* Extracted information
•••••

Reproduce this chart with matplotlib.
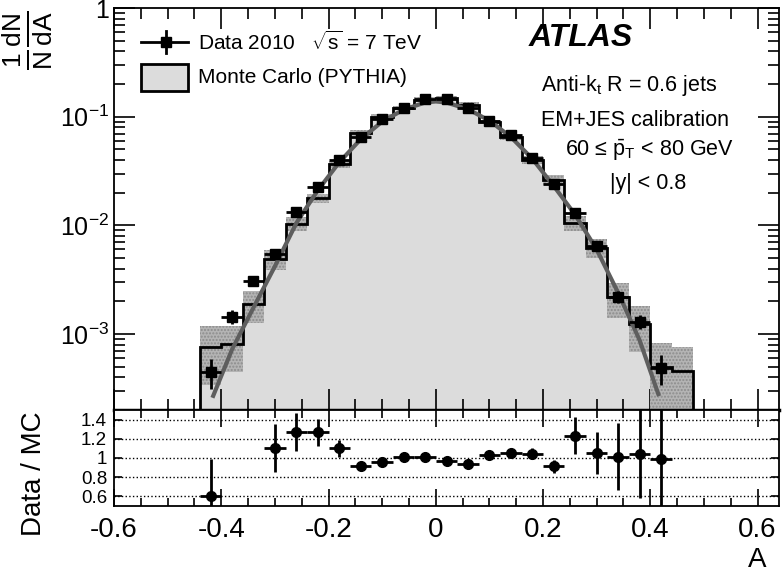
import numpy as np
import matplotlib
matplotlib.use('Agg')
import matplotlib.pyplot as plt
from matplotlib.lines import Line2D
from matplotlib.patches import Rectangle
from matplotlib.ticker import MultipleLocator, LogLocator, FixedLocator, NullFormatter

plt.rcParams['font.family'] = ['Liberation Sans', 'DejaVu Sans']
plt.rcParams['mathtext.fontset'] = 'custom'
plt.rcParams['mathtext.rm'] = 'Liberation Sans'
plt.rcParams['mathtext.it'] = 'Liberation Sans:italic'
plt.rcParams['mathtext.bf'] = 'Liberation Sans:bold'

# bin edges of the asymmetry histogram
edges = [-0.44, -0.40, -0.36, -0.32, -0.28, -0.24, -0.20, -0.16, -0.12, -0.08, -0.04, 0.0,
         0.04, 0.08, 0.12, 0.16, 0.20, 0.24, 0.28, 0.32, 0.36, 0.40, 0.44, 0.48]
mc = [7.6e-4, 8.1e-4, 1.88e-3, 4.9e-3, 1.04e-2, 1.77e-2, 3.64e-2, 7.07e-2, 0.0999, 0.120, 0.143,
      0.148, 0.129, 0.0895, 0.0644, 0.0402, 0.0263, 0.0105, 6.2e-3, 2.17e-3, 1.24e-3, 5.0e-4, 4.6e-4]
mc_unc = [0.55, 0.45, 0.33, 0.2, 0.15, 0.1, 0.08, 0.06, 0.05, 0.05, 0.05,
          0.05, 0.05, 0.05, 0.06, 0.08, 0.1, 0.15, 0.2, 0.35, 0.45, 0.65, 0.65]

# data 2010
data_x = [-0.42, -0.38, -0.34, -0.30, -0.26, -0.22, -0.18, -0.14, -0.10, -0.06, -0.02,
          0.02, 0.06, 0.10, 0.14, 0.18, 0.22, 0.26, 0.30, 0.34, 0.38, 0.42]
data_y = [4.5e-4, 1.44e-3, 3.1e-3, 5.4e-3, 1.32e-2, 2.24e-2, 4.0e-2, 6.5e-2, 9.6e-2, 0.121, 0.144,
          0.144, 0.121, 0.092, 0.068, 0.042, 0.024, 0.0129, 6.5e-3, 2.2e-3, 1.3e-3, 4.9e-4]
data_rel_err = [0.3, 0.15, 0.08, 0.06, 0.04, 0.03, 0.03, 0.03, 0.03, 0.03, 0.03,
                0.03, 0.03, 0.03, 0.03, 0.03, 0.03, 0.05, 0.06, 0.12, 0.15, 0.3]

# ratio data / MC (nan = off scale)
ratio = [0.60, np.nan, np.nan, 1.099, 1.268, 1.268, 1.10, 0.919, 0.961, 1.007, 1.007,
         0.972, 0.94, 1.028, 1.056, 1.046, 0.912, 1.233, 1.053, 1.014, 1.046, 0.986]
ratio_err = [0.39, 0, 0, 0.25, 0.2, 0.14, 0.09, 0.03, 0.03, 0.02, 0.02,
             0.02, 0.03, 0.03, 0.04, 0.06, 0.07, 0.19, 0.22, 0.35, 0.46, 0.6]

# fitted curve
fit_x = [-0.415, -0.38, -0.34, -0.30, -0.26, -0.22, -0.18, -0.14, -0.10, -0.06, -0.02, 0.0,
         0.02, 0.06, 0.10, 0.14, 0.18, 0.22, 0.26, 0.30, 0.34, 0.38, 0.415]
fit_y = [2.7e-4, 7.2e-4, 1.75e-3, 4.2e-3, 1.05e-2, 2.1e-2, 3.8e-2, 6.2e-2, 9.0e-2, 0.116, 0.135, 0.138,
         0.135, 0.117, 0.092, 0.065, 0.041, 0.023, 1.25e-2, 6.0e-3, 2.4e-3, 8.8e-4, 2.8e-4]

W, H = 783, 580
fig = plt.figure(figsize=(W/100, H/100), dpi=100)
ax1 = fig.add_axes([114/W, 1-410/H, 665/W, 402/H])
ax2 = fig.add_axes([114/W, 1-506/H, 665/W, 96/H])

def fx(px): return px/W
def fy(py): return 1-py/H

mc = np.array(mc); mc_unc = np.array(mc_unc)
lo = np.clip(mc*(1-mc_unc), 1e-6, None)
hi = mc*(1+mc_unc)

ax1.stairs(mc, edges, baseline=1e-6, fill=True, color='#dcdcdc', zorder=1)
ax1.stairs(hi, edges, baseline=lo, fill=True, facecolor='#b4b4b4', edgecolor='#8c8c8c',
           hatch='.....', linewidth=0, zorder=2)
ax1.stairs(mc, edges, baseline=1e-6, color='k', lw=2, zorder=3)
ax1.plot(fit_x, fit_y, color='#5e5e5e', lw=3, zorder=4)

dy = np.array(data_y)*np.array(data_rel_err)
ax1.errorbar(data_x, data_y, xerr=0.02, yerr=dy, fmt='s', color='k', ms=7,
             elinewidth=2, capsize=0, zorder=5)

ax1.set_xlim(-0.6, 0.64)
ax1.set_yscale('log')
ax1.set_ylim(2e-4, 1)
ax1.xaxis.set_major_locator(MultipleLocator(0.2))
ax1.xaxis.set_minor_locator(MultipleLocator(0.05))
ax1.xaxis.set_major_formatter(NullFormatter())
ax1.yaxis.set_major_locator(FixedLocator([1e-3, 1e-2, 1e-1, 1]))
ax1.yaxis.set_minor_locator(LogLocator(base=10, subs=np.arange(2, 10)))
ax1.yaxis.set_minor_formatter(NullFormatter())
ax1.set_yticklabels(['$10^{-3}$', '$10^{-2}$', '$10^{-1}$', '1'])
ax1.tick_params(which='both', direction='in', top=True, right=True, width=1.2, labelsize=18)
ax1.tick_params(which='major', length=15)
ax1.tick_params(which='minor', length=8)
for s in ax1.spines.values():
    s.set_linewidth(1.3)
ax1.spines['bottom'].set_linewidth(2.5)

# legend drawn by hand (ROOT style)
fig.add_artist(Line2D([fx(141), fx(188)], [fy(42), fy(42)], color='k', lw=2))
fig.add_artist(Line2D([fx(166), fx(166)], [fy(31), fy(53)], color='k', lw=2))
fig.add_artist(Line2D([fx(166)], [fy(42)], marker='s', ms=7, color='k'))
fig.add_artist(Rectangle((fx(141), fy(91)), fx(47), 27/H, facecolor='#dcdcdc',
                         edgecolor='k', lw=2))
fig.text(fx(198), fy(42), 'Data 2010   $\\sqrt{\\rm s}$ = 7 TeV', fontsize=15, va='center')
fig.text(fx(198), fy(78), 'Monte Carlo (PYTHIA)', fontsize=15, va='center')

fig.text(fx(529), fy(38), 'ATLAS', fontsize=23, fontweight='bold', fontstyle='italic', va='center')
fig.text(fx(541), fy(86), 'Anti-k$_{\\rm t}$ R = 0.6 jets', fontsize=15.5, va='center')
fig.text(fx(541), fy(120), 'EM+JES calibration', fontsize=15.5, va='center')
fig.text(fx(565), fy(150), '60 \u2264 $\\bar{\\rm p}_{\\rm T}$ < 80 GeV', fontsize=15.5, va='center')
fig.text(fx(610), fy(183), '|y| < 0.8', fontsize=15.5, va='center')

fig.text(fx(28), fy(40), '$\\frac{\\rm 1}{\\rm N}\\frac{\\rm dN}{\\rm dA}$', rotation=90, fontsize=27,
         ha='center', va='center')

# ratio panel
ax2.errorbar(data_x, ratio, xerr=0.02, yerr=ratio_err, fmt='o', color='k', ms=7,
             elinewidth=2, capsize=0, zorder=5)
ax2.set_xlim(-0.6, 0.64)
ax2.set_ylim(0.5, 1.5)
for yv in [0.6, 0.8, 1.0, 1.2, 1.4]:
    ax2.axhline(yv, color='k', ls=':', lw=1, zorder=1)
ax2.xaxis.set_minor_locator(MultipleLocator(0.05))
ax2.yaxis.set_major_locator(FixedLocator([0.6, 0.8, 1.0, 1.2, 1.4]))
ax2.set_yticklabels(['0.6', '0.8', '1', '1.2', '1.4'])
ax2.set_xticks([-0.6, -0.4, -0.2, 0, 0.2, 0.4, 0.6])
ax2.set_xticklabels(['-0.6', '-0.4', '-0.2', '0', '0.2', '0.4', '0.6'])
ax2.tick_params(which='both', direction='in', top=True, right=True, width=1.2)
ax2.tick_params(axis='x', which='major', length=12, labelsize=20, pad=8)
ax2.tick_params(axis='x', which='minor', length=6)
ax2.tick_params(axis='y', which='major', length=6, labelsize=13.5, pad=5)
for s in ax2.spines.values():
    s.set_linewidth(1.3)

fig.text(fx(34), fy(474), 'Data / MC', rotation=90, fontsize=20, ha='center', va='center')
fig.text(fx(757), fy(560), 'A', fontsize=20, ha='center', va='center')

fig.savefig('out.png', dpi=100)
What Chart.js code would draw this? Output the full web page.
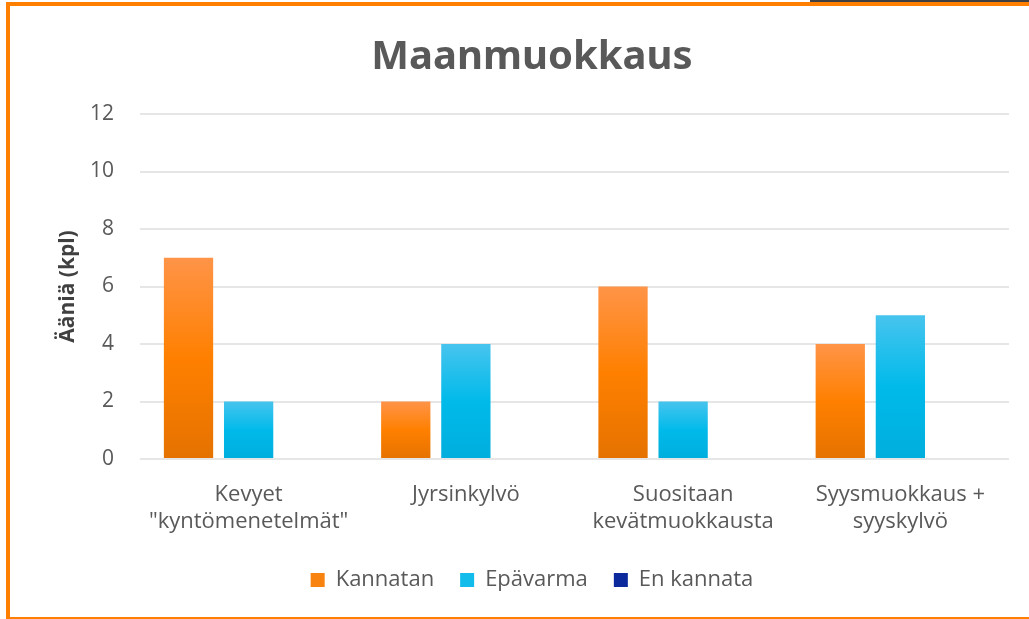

•••••

Scan the records above for the string "this", then report every line that contains it.

Reproduce this chart with matplotlib.
What Chart.js code would draw this? Output the full web page.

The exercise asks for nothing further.